● Aim of the exercise:
Omit all images. Write out the rest of the material exactly.

● Dataset extract:

——

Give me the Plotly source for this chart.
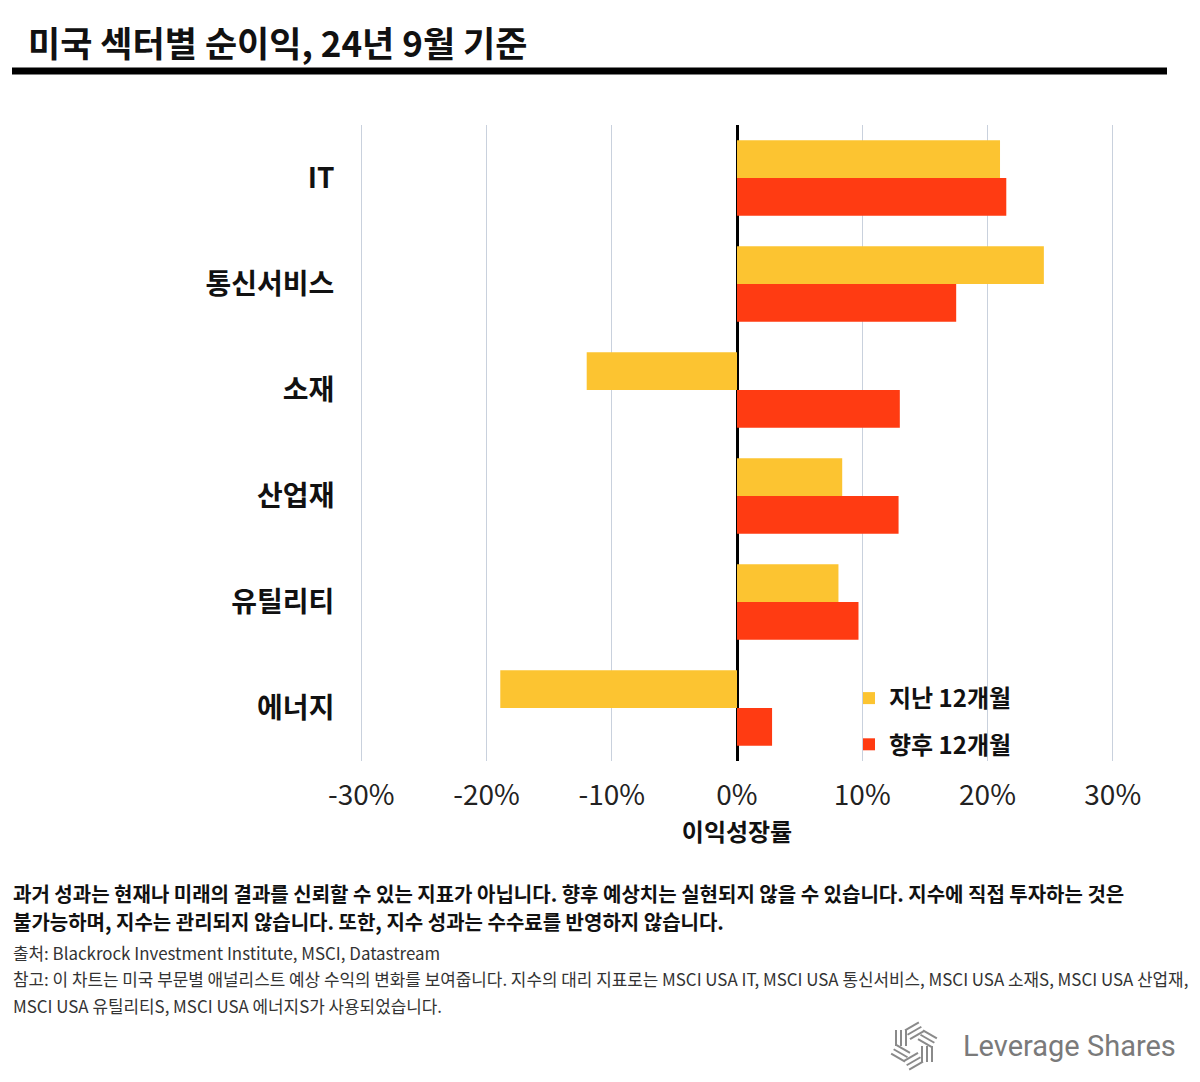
import math
import plotly.graph_objects as go

categories = ["IT", "통신서비스", "소재", "산업재", "유틸리티", "에너지"]
past_12m = [21.0, 24.5, -12.0, 8.4, 8.1, -18.9]
next_12m = [21.5, 17.5, 13.0, 12.9, 9.7, 2.8]
series_names = ["지난 12개월", "향후 12개월"]
tick_vals = [-30, -20, -10, 0, 10, 20, 30]
tick_text = ["-30%", "-20%", "-10%", "0%", "10%", "20%", "30%"]

title = "미국 섹터별 순이익, 24년 9월 기준"
x_title = "이익성장률"
disclaimer = ["과거 성과는 현재나 미래의 결과를 신뢰할 수 있는 지표가 아닙니다. 향후 예상치는 실현되지 않을 수 있습니다. 지수에 직접 투자하는 것은",
              "불가능하며, 지수는 관리되지 않습니다. 또한, 지수 성과는 수수료를 반영하지 않습니다."]
notes = ["출처: Blackrock Investment Institute, MSCI, Datastream",
         "참고: 이 차트는 미국 부문별 애널리스트 예상 수익의 변화를 보여줍니다. 지수의 대리 지표로는 MSCI USA IT, MSCI USA 통신서비스, MSCI USA 소재S, MSCI USA 산업재,",
         "MSCI USA 유틸리티S, MSCI USA 에너지S가 사용되었습니다."]

FONT = "Noto Sans CJK KR"
OFF = 8  # page body margin
W, H = 1200 - OFF, 1082 - OFF
L, R, T, B = 360 - OFF, 1114 - OFF, 125 - OFF, 761 - OFF


def px(x):
    return (x - OFF - L) / (R - L)


def py(y):
    return (B - (y - OFF)) / (B - T)


fig = go.Figure()
fig.add_trace(go.Bar(y=categories, x=past_12m, orientation="h", name=f"<b>{series_names[0]}</b>",
                     marker=dict(color="#FCC431", line=dict(width=0)), legendgroup="a"))
fig.add_trace(go.Bar(y=categories, x=next_12m, orientation="h", name=f"<b>{series_names[1]}</b>",
                     marker=dict(color="#FF3B12", line=dict(width=0)), legendgroup="b"))

fig.update_layout(
    width=W, height=H,
    margin=dict(l=L, r=W - R, t=T, b=H - B),
    paper_bgcolor="white", plot_bgcolor="white",
    barmode="group", bargap=0.29, bargroupgap=0,
    font=dict(family=FONT, color="#111"),
    legend=dict(x=px(849), y=py(676), xanchor="left", yanchor="top",
                font=dict(size=24, color="#111", family=FONT),
                traceorder="grouped", tracegroupgap=12, bgcolor="rgba(0,0,0,0)",
                itemwidth=30),
    xaxis=dict(range=[-30.1, 30.1], tickvals=tick_vals, ticktext=tick_text,
               showgrid=True, gridcolor="#c9d1dd", gridwidth=1,
               zeroline=True, zerolinecolor="#000", zerolinewidth=3,
               ticks="outside", ticklen=9, tickcolor="rgba(0,0,0,0)",
               tickfont=dict(size=28, color="#222", family=FONT),
               title=dict(text=f"<b>{x_title}</b>", font=dict(size=24, color="#111", family=FONT), standoff=7),
               showline=False, fixedrange=True),
    yaxis=dict(autorange="reversed", showgrid=False, zeroline=False, showline=False,
               ticks="outside", ticklen=19, tickcolor="rgba(0,0,0,0)",
               tickvals=categories, ticktext=[f"<b>{c}</b>" for c in categories],
               tickfont=dict(size=28, color="#111", family=FONT), fixedrange=True),
)

annos = []
annos.append(dict(text=f"<b>{title}</b>", x=px(26), y=py(42), xref="paper", yref="paper",
                  xanchor="left", yanchor="middle", showarrow=False,
                  font=dict(size=35, color="#111", family=FONT)))
for i, line in enumerate(disclaimer):
    annos.append(dict(text=f"<b>{line}</b>", x=px(11), y=py(893 + 29 * i), xref="paper", yref="paper",
                      xanchor="left", yanchor="middle", showarrow=False,
                      font=dict(size=20, color="#111", family=FONT)))
for i, line in enumerate(notes):
    annos.append(dict(text=line, x=px(11), y=py(952 + 26.5 * i), xref="paper", yref="paper",
                      xanchor="left", yanchor="middle", showarrow=False,
                      font=dict(size=16.9, color="#333", family=FONT)))
annos.append(dict(text="Leverage Shares", x=px(961), y=py(1046), xref="paper", yref="paper",
                  xanchor="left", yanchor="middle", showarrow=False,
                  font=dict(size=29, color="#7a7a7a", family="Roboto")))
fig.update_layout(annotations=annos)

shapes = [dict(type="line", xref="paper", yref="paper", x0=px(12), x1=px(1167), y0=py(71), y1=py(71),
               line=dict(color="#000", width=7))]
# simple logo glyph
cx, cy = 914, 1046
for k in range(6):
    ang = math.radians(60 * k)
    for j in range(3):
        r0 = 8 + j * 5
        x0 = cx + r0 * math.cos(ang)
        y0 = cy + r0 * math.sin(ang)
        dx = 16 * math.cos(ang + math.pi / 2)
        dy = 16 * math.sin(ang + math.pi / 2)
        shapes.append(dict(type="line", xref="paper", yref="paper",
                           x0=px(x0), y0=py(y0), x1=px(x0 + dx), y1=py(y0 + dy),
                           line=dict(color="#8a8a8a", width=2)))
fig.update_layout(shapes=shapes)

fig.write_html("out.html")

——

● Solution below:
Give me the Plotly source for this chart.
import math
import plotly.graph_objects as go

categories = ["IT", "통신서비스", "소재", "산업재", "유틸리티", "에너지"]
past_12m = [21.0, 24.5, -12.0, 8.4, 8.1, -18.9]
next_12m = [21.5, 17.5, 13.0, 12.9, 9.7, 2.8]
series_names = ["지난 12개월", "향후 12개월"]
tick_vals = [-30, -20, -10, 0, 10, 20, 30]
tick_text = ["-30%", "-20%", "-10%", "0%", "10%", "20%", "30%"]

title = "미국 섹터별 순이익, 24년 9월 기준"
x_title = "이익성장률"
disclaimer = ["과거 성과는 현재나 미래의 결과를 신뢰할 수 있는 지표가 아닙니다. 향후 예상치는 실현되지 않을 수 있습니다. 지수에 직접 투자하는 것은",
              "불가능하며, 지수는 관리되지 않습니다. 또한, 지수 성과는 수수료를 반영하지 않습니다."]
notes = ["출처: Blackrock Investment Institute, MSCI, Datastream",
         "참고: 이 차트는 미국 부문별 애널리스트 예상 수익의 변화를 보여줍니다. 지수의 대리 지표로는 MSCI USA IT, MSCI USA 통신서비스, MSCI USA 소재S, MSCI USA 산업재,",
         "MSCI USA 유틸리티S, MSCI USA 에너지S가 사용되었습니다."]

FONT = "Noto Sans CJK KR"
OFF = 8  # page body margin
W, H = 1200 - OFF, 1082 - OFF
L, R, T, B = 360 - OFF, 1114 - OFF, 125 - OFF, 761 - OFF


def px(x):
    return (x - OFF - L) / (R - L)


def py(y):
    return (B - (y - OFF)) / (B - T)


fig = go.Figure()
fig.add_trace(go.Bar(y=categories, x=past_12m, orientation="h", name=f"<b>{series_names[0]}</b>",
                     marker=dict(color="#FCC431", line=dict(width=0)), legendgroup="a"))
fig.add_trace(go.Bar(y=categories, x=next_12m, orientation="h", name=f"<b>{series_names[1]}</b>",
                     marker=dict(color="#FF3B12", line=dict(width=0)), legendgroup="b"))

fig.update_layout(
    width=W, height=H,
    margin=dict(l=L, r=W - R, t=T, b=H - B),
    paper_bgcolor="white", plot_bgcolor="white",
    barmode="group", bargap=0.29, bargroupgap=0,
    font=dict(family=FONT, color="#111"),
    legend=dict(x=px(849), y=py(676), xanchor="left", yanchor="top",
                font=dict(size=24, color="#111", family=FONT),
                traceorder="grouped", tracegroupgap=12, bgcolor="rgba(0,0,0,0)",
                itemwidth=30),
    xaxis=dict(range=[-30.1, 30.1], tickvals=tick_vals, ticktext=tick_text,
               showgrid=True, gridcolor="#c9d1dd", gridwidth=1,
               zeroline=True, zerolinecolor="#000", zerolinewidth=3,
               ticks="outside", ticklen=9, tickcolor="rgba(0,0,0,0)",
               tickfont=dict(size=28, color="#222", family=FONT),
               title=dict(text=f"<b>{x_title}</b>", font=dict(size=24, color="#111", family=FONT), standoff=7),
               showline=False, fixedrange=True),
    yaxis=dict(autorange="reversed", showgrid=False, zeroline=False, showline=False,
               ticks="outside", ticklen=19, tickcolor="rgba(0,0,0,0)",
               tickvals=categories, ticktext=[f"<b>{c}</b>" for c in categories],
               tickfont=dict(size=28, color="#111", family=FONT), fixedrange=True),
)

annos = []
annos.append(dict(text=f"<b>{title}</b>", x=px(26), y=py(42), xref="paper", yref="paper",
                  xanchor="left", yanchor="middle", showarrow=False,
                  font=dict(size=35, color="#111", family=FONT)))
for i, line in enumerate(disclaimer):
    annos.append(dict(text=f"<b>{line}</b>", x=px(11), y=py(893 + 29 * i), xref="paper", yref="paper",
                      xanchor="left", yanchor="middle", showarrow=False,
                      font=dict(size=20, color="#111", family=FONT)))
for i, line in enumerate(notes):
    annos.append(dict(text=line, x=px(11), y=py(952 + 26.5 * i), xref="paper", yref="paper",
                      xanchor="left", yanchor="middle", showarrow=False,
                      font=dict(size=16.9, color="#333", family=FONT)))
annos.append(dict(text="Leverage Shares", x=px(961), y=py(1046), xref="paper", yref="paper",
                  xanchor="left", yanchor="middle", showarrow=False,
                  font=dict(size=29, color="#7a7a7a", family="Roboto")))
fig.update_layout(annotations=annos)

shapes = [dict(type="line", xref="paper", yref="paper", x0=px(12), x1=px(1167), y0=py(71), y1=py(71),
               line=dict(color="#000", width=7))]
# simple logo glyph
cx, cy = 914, 1046
for k in range(6):
    ang = math.radians(60 * k)
    for j in range(3):
        r0 = 8 + j * 5
        x0 = cx + r0 * math.cos(ang)
        y0 = cy + r0 * math.sin(ang)
        dx = 16 * math.cos(ang + math.pi / 2)
        dy = 16 * math.sin(ang + math.pi / 2)
        shapes.append(dict(type="line", xref="paper", yref="paper",
                           x0=px(x0), y0=py(y0), x1=px(x0 + dx), y1=py(y0 + dy),
                           line=dict(color="#8a8a8a", width=2)))
fig.update_layout(shapes=shapes)

fig.write_html("out.html")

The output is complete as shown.